__Problem to solve__.
Nothing in the data should change when you return it, but leave the pictures out.

====

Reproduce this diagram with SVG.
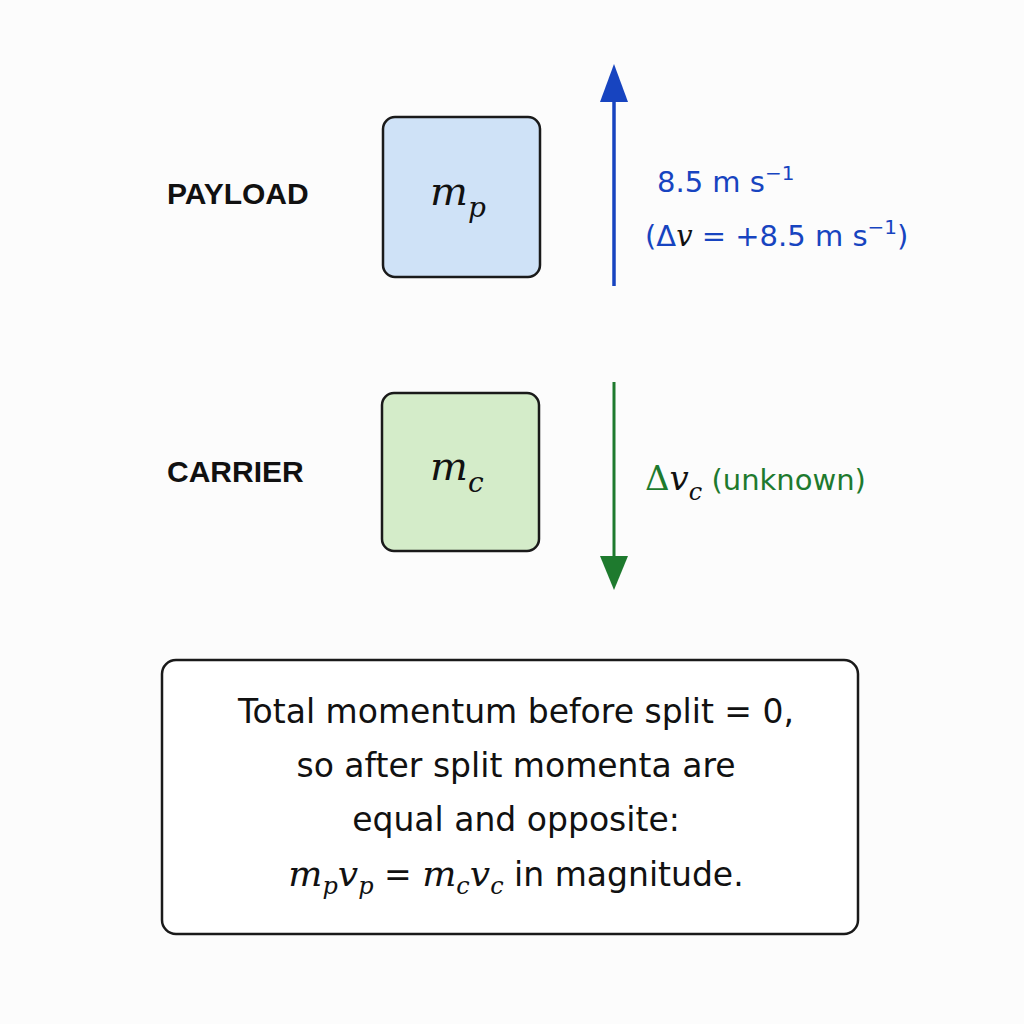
<svg xmlns="http://www.w3.org/2000/svg" width="1024" height="1024" viewBox="0 0 1024 1024">
<style>
.lbl{font-family:"Liberation Sans",Arial,sans-serif;font-weight:bold;font-size:30px;fill:#111}
.m{font-family:"DejaVu Serif","Liberation Serif",serif;font-style:italic;fill:#111}
.t{font-family:"DejaVu Sans","Noto Sans",sans-serif;font-size:33px;fill:#111}
.box{stroke:#1a1a1a;stroke-width:2.5}
</style>
<defs>
<marker id="ab" markerWidth="10" markerHeight="10" refX="5" refY="5" orient="auto" markerUnits="userSpaceOnUse" viewBox="0 0 10 10"><path d="M0,0 L10,5 L0,10 z" fill="#1744c0"/></marker>
</defs>
<rect width="1024" height="1024" fill="#fcfcfc"/>
<g id="payload">
<text class="lbl" x="167" y="204">PAYLOAD</text>
<rect class="box" x="383" y="117" width="157" height="160" rx="12" fill="#cfe2f7"/>
<text class="m" x="430" y="205" font-size="40">m<tspan font-size="28" dy="12">p</tspan></text>
</g>
<g id="carrier">
<text class="lbl" x="167" y="482">CARRIER</text>
<rect class="box" x="382" y="393" width="157" height="158" rx="12" fill="#d4ecc9"/>
<text class="m" x="430" y="480" font-size="40">m<tspan font-size="28" dy="12">c</tspan></text>
</g>
<g id="connectors">
<line x1="614" y1="286" x2="614" y2="90" stroke="#1744c0" stroke-width="3.5"/>
<path d="M614,64 L600,102 L628,102 z" fill="#1744c0"/>
<line x1="614" y1="382" x2="614" y2="565" stroke="#1e7a2e" stroke-width="3"/>
<path d="M614,590 L600,556 L628,556 z" fill="#1e7a2e"/>
</g>
<g id="labels">
<text x="657" y="192" font-family="DejaVu Sans,sans-serif" font-size="29" fill="#1744c0">8.5 m s<tspan font-size="20" dy="-12">−1</tspan></text>
<text x="645" y="246" font-family="DejaVu Sans,sans-serif" font-size="29" fill="#1744c0">(Δ<tspan class="m" fill="#1744c0">v</tspan> = +8.5 m s<tspan font-size="20" dy="-12">−1</tspan><tspan dy="12">)</tspan></text>
<text x="645" y="490" font-family="DejaVu Sans,sans-serif" font-size="29" fill="#1e7a2e"><tspan font-family="DejaVu Serif,serif" font-size="34">Δ</tspan><tspan class="m" fill="#1e7a2e" font-size="34">v</tspan><tspan class="m" fill="#1e7a2e" font-size="24" dy="10">c</tspan><tspan dy="-10"> (unknown)</tspan></text>
</g>
<g id="note">
<rect class="box" x="162" y="660" width="696" height="274" rx="14" fill="#fff"/>
<text class="t" x="516" y="723" text-anchor="middle">Total momentum before split = 0,</text>
<text class="t" x="516" y="777" text-anchor="middle">so after split momenta are</text>
<text class="t" x="516" y="831" text-anchor="middle">equal and opposite:</text>
<text x="516" y="886" text-anchor="middle" font-family="DejaVu Sans,sans-serif" font-size="33" fill="#111"><tspan class="m" font-size="36">m</tspan><tspan class="m" font-size="24" dy="8">p</tspan><tspan class="m" font-size="36" dy="-8">v</tspan><tspan class="m" font-size="24" dy="8">p</tspan><tspan dy="-8"> = </tspan><tspan class="m" font-size="36">m</tspan><tspan class="m" font-size="24" dy="8">c</tspan><tspan class="m" font-size="36" dy="-8">v</tspan><tspan class="m" font-size="24" dy="8">c</tspan><tspan dy="-8"> in magnitude.</tspan></text>
</g>
</svg>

====

__Correct output__.
Reproduce this diagram with SVG.
<svg xmlns="http://www.w3.org/2000/svg" width="1024" height="1024" viewBox="0 0 1024 1024">
<style>
.lbl{font-family:"Liberation Sans",Arial,sans-serif;font-weight:bold;font-size:30px;fill:#111}
.m{font-family:"DejaVu Serif","Liberation Serif",serif;font-style:italic;fill:#111}
.t{font-family:"DejaVu Sans","Noto Sans",sans-serif;font-size:33px;fill:#111}
.box{stroke:#1a1a1a;stroke-width:2.5}
</style>
<defs>
<marker id="ab" markerWidth="10" markerHeight="10" refX="5" refY="5" orient="auto" markerUnits="userSpaceOnUse" viewBox="0 0 10 10"><path d="M0,0 L10,5 L0,10 z" fill="#1744c0"/></marker>
</defs>
<rect width="1024" height="1024" fill="#fcfcfc"/>
<g id="payload">
<text class="lbl" x="167" y="204">PAYLOAD</text>
<rect class="box" x="383" y="117" width="157" height="160" rx="12" fill="#cfe2f7"/>
<text class="m" x="430" y="205" font-size="40">m<tspan font-size="28" dy="12">p</tspan></text>
</g>
<g id="carrier">
<text class="lbl" x="167" y="482">CARRIER</text>
<rect class="box" x="382" y="393" width="157" height="158" rx="12" fill="#d4ecc9"/>
<text class="m" x="430" y="480" font-size="40">m<tspan font-size="28" dy="12">c</tspan></text>
</g>
<g id="connectors">
<line x1="614" y1="286" x2="614" y2="90" stroke="#1744c0" stroke-width="3.5"/>
<path d="M614,64 L600,102 L628,102 z" fill="#1744c0"/>
<line x1="614" y1="382" x2="614" y2="565" stroke="#1e7a2e" stroke-width="3"/>
<path d="M614,590 L600,556 L628,556 z" fill="#1e7a2e"/>
</g>
<g id="labels">
<text x="657" y="192" font-family="DejaVu Sans,sans-serif" font-size="29" fill="#1744c0">8.5 m s<tspan font-size="20" dy="-12">−1</tspan></text>
<text x="645" y="246" font-family="DejaVu Sans,sans-serif" font-size="29" fill="#1744c0">(Δ<tspan class="m" fill="#1744c0">v</tspan> = +8.5 m s<tspan font-size="20" dy="-12">−1</tspan><tspan dy="12">)</tspan></text>
<text x="645" y="490" font-family="DejaVu Sans,sans-serif" font-size="29" fill="#1e7a2e"><tspan font-family="DejaVu Serif,serif" font-size="34">Δ</tspan><tspan class="m" fill="#1e7a2e" font-size="34">v</tspan><tspan class="m" fill="#1e7a2e" font-size="24" dy="10">c</tspan><tspan dy="-10"> (unknown)</tspan></text>
</g>
<g id="note">
<rect class="box" x="162" y="660" width="696" height="274" rx="14" fill="#fff"/>
<text class="t" x="516" y="723" text-anchor="middle">Total momentum before split = 0,</text>
<text class="t" x="516" y="777" text-anchor="middle">so after split momenta are</text>
<text class="t" x="516" y="831" text-anchor="middle">equal and opposite:</text>
<text x="516" y="886" text-anchor="middle" font-family="DejaVu Sans,sans-serif" font-size="33" fill="#111"><tspan class="m" font-size="36">m</tspan><tspan class="m" font-size="24" dy="8">p</tspan><tspan class="m" font-size="36" dy="-8">v</tspan><tspan class="m" font-size="24" dy="8">p</tspan><tspan dy="-8"> = </tspan><tspan class="m" font-size="36">m</tspan><tspan class="m" font-size="24" dy="8">c</tspan><tspan class="m" font-size="36" dy="-8">v</tspan><tspan class="m" font-size="24" dy="8">c</tspan><tspan dy="-8"> in magnitude.</tspan></text>
</g>
</svg>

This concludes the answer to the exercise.